Considering that the last Intel-based model is the MacPro 2019, we will have support up to 2024, which means MacOS 15 and no more, but next year we will know something more for sure. Anyway dropping highly expensive machines like iMacPro's and MacPro's by Apple it's not something pro customers would love that much, so - maybe - there will be an extended support for them.

So problems are in the components mostly rather than in the machines, namely our beloved Broadcom that might loose support quite soon...

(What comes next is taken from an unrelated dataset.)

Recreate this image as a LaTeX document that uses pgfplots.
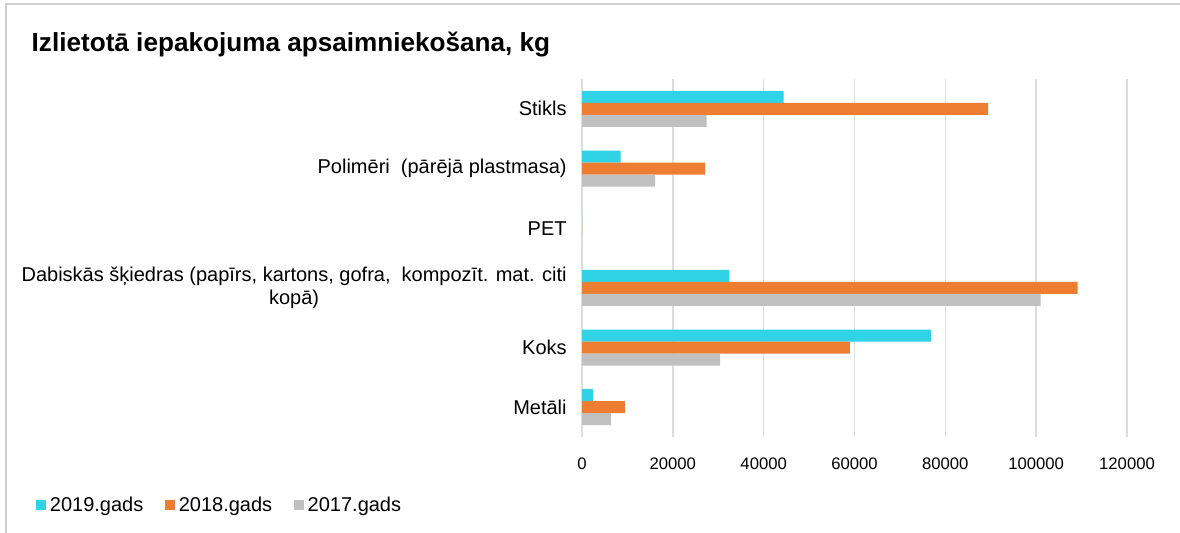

Also noticed how Apple used the terms of years. Mac Studio in only 2022 is supported, but Mac Pro is described as 2019 and later. A hint of upcoming new Mac Pros?
Yes, they told that all the Intel line-up would have been replaced in two years since the 1st announce of an M1 machine. So they are late on the Mac Pro's side and probably they will introduce something new by the end of this year or spring of the next one year, indeed, it will be a M2/M3 ultra machine and it will cost like all my hackintoshes together! :crazy:

I only hope it will have some internal SATA ports and fully modular in terms of RAM and NVMe's.
 
I only hope it will have some internal SATA ports and fully modular in terms of RAM and NVMe's.

I don't know if using standard DDR5 DIMM/SO-DiMMs is possible because of the unified memory.

Switching to standard M.2 NVMe SSDs would be less secure than their current implementation of SSDs. It would be difficult to explain why the top of the line Mac is the least secure model in their lineup.
 
I don't know if using standard DDR5 DIMM/SO-DiMMs is possible because of the unified memory.
"Unified" memory does not require soldered-on memory, it just means that the memory is shared by computing and display systems.
 
"Unified" memory does not require soldered-on memory, it just means that the memory is shared by computing and display systems.

Having it off the die would probably introduce a lot more latency. I don't know how that would affect the GPU. I don't think we've ever seen any dedicated video card with the DDR on sockets.